_What the exercise asks_.
Transcribe the lines from the start of the data below through the line with "y_ticks = [0, 4, 8, 12, 16, 20, 24]", word for word and nothing more.

┏━━

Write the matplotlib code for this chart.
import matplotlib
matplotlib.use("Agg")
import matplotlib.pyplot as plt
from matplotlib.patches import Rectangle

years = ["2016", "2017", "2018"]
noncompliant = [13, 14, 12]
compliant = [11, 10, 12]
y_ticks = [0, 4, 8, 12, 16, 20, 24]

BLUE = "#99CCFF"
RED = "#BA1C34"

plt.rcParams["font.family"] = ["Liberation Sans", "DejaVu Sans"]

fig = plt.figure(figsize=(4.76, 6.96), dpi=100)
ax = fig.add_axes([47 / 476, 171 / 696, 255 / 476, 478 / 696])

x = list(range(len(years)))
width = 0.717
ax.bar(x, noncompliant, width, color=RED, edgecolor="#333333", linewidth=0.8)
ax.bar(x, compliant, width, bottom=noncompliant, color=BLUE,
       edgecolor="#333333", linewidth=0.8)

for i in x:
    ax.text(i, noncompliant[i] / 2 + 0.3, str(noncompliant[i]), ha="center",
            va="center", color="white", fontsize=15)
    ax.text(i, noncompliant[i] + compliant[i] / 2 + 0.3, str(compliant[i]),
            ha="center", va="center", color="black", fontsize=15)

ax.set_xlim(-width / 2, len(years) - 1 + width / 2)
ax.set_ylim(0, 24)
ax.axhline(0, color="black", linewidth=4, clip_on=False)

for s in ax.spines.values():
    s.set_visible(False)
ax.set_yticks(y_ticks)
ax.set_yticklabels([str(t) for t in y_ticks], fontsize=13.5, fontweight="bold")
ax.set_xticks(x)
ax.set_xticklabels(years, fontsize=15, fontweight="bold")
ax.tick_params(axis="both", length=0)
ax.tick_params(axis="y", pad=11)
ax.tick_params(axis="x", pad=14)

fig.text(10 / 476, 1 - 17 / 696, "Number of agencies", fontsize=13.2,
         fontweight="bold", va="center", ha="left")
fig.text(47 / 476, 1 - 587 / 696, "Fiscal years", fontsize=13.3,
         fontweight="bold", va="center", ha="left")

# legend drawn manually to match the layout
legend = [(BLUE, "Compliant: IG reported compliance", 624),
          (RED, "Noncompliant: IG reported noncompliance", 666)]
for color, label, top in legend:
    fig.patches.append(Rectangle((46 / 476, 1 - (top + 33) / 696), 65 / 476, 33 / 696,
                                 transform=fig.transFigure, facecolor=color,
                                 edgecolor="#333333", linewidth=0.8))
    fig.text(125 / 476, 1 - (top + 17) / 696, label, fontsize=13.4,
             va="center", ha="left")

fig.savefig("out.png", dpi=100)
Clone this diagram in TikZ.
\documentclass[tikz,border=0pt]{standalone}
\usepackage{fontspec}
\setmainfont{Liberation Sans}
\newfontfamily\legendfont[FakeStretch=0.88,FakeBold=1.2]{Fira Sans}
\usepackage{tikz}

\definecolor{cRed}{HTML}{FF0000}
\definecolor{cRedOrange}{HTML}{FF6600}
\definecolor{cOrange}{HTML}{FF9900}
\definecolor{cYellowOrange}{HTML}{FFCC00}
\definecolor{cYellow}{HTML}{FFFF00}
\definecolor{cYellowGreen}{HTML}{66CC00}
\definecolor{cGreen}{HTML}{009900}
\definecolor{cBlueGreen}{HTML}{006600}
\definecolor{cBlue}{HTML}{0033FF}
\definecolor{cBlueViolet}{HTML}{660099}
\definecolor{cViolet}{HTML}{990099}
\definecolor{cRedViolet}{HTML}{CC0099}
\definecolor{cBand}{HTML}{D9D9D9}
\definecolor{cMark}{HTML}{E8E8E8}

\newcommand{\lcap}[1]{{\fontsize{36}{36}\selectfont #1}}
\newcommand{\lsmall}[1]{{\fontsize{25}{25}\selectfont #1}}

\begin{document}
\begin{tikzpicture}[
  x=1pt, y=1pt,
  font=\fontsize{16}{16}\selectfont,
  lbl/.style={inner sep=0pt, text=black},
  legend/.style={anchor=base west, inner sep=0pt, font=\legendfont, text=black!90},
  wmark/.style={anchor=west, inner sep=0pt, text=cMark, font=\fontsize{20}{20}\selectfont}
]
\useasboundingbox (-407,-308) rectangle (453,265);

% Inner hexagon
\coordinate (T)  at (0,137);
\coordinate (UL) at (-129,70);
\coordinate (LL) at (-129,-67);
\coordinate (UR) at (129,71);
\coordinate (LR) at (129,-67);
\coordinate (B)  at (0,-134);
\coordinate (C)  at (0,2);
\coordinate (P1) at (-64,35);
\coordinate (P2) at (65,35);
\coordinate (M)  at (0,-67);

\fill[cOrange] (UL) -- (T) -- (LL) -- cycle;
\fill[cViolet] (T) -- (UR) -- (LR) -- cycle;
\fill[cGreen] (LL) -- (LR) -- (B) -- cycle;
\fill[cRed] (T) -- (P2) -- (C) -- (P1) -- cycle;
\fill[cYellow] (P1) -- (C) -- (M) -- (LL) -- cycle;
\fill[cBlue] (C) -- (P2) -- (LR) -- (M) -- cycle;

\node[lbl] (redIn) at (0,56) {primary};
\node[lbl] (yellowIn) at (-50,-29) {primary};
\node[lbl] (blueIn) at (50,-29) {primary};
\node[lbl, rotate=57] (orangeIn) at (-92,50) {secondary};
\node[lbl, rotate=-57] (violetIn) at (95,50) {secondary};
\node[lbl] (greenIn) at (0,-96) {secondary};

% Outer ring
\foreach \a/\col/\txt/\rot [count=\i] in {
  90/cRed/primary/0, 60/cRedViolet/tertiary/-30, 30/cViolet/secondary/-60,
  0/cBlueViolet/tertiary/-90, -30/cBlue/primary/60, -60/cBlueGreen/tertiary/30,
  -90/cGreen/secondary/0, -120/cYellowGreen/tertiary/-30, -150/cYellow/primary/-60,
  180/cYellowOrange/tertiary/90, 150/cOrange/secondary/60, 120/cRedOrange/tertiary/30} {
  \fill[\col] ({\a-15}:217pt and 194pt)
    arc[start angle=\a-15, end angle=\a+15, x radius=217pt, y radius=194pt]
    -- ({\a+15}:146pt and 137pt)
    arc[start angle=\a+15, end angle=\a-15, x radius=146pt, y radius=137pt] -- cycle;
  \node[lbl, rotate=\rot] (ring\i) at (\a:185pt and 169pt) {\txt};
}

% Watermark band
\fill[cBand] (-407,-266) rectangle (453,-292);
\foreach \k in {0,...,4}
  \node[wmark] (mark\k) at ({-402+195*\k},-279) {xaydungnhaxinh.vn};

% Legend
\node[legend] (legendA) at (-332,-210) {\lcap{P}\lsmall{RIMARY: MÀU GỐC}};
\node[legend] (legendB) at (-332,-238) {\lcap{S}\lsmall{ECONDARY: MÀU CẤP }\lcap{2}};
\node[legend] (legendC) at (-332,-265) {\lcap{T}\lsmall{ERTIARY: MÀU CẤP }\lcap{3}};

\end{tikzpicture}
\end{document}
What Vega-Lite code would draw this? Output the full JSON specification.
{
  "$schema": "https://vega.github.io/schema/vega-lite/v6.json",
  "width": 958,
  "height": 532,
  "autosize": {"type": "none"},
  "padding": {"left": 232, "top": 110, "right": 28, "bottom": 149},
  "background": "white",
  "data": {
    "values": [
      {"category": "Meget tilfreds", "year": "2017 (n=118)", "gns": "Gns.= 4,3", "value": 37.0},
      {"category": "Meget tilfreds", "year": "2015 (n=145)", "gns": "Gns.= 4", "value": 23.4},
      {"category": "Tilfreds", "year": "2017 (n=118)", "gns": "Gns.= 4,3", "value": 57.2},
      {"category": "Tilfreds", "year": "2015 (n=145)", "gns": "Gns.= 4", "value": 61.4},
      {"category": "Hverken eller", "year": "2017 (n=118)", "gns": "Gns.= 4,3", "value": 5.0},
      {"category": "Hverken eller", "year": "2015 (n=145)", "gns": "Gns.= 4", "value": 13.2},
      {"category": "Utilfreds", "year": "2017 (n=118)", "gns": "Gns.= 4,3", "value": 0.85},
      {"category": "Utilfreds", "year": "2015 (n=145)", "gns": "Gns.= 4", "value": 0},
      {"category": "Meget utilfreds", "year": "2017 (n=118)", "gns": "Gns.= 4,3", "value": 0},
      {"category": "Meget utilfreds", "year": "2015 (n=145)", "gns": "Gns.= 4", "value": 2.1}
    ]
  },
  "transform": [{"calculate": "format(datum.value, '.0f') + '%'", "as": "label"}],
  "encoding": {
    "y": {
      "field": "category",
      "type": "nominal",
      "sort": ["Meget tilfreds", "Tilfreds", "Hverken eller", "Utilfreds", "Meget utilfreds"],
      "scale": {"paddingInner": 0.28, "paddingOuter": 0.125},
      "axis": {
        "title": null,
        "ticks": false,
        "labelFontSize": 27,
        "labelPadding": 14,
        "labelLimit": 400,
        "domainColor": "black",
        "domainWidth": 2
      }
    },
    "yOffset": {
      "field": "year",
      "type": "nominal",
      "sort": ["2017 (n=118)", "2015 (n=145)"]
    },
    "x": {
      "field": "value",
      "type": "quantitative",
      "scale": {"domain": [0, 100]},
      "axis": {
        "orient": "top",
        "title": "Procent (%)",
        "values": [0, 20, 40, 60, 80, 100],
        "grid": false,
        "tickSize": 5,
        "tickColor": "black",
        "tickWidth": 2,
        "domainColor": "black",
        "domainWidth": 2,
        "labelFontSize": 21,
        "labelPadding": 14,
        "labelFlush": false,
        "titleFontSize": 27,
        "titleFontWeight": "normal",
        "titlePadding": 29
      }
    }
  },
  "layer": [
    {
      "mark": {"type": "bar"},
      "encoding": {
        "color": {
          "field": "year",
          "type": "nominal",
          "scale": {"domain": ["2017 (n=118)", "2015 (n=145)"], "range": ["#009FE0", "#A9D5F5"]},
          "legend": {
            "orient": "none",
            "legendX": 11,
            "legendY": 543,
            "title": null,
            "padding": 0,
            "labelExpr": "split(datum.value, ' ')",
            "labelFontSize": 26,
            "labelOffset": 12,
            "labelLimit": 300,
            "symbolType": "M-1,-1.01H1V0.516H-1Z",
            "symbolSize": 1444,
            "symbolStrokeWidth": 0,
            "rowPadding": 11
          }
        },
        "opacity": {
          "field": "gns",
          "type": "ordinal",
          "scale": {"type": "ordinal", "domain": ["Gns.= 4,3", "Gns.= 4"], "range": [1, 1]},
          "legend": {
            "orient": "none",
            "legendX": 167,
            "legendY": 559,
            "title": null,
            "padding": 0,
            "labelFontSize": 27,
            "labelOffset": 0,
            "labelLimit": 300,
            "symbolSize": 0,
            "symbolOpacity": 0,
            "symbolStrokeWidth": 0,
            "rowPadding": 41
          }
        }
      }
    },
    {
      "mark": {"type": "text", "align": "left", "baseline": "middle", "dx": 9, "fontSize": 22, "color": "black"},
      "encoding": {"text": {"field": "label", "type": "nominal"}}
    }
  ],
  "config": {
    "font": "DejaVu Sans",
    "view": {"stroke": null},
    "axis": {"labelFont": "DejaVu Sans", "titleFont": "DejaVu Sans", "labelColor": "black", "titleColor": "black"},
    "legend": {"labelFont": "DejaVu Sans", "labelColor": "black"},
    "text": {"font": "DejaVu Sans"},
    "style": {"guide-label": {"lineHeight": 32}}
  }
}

┗━━

_Result of this task_.
Write the matplotlib code for this chart.
import matplotlib
matplotlib.use("Agg")
import matplotlib.pyplot as plt
from matplotlib.patches import Rectangle

years = ["2016", "2017", "2018"]
noncompliant = [13, 14, 12]
compliant = [11, 10, 12]
y_ticks = [0, 4, 8, 12, 16, 20, 24]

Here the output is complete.